In molti quartieri popolari è rimasta la tradizione di consumare in grande copia le lumache vignarole, un tempo portate in voluminosi cesti di vimini dalle venditrici ambulanti al grido di “Lumacheee! So de vigna le lumacheee! ” Le vignaiole mantenevano vive le lumache con pezzi di mollica bagnata e qualche foglia di vite.

Vi propongo la ricetta originale, che si tramanda fra le famiglie romane di generazione in generazione,  suggerita da Ada Boni

 

Lumache di vigna

In possesso di una certa quantità di lumache, preferibilmente raccolte nelle vigne si adunano in un grande recipiente- di solito si adopera un cesto di vimini- e si copre questo cesto badando che l’aria possa comodamente circolare. Nel recipiente o nel cesto si mettono due pezzi di mollica bagnata nell’acqua e spremuta e, avendone a disposizione, qualche foglia di vite. Si lasciano così in riposo le lumache per due giorni trascorsi i quali si procede alle prime operazioni.

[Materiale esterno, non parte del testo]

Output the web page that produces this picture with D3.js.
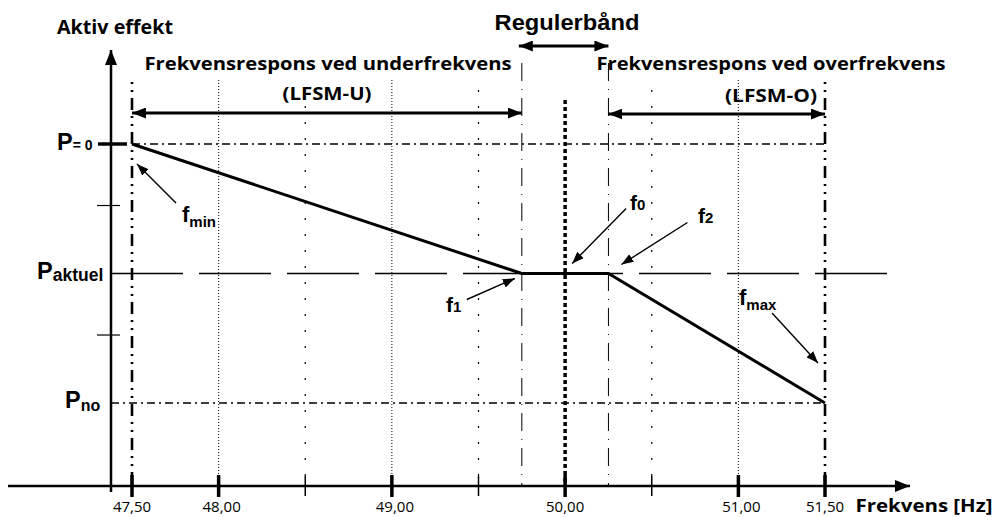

Si versano le lumache in una grande catinella continente acqua con un pugno di sale e un bicchiere di aceto, e si comincia con le mani a mescolare le lumache, che sotto questo lavaggio caveranno abbondantissima schiuma. Si lavano a lungo rinnovando un paio di volte l’acqua con l’aceto e il sale, fino a che le lumache non faranno più schiuma. Si risciacquano allora accuratamente in acqua fresca, che si cambierà più volte, e poi si mettono le lumache in un piccolo caldaio con acqua fredda e si pone il caldaio su fuoco debole. Man mano che l’acqua intiepidisce le lumache incominceranno a metter fuori la testa dal loro guscio. E’ questo il momento di intensificare il fuoco affinché le bestiole possano passare a miglio vita senza rientrare nella loro casetta. Raggiunta l’ebollizione si lasciano bollire le lumache per una decina di minuti. Passano ancora nella catinella con acqua fredda per un ultimo lavaggio. Si prende ora un largo tegame di terraglia, ci si mette dell’olio e qualche spicchio d’aglio e quando l’aglio avrà soffritto si toglie via aggiungendo tre o quattro alici lavate, spinate e fatte a pezzetti. Si schiacciano le alici con il cucchiaio di legno e, appena sfatte, si mette nel tegame una quantità di pomodoro proporzionata alla quantità delle lumache, ricordando che per questa pietanza il sugo deve essere piuttosto abbondante. Il pomodoro va spellato, privato dei semi e fatto in pezzi. Quando la salsa sarà un po’ addensata si condisce con sale, abbondante pepe e un pizzico di foglie di menta dei campi, conosciuta a Roma col nome di “mentuccia”. Generalmente si usa rendere più piccante la salsa aggiungendo anche qualche pezzetto di peperoncino. Se la salsa fosse troppo spessa si diluisce con un pochino d’acqua. Si mettono nel tegame le lumache e si lasciano insaporire su fuoco moderato per circa mezz’ora.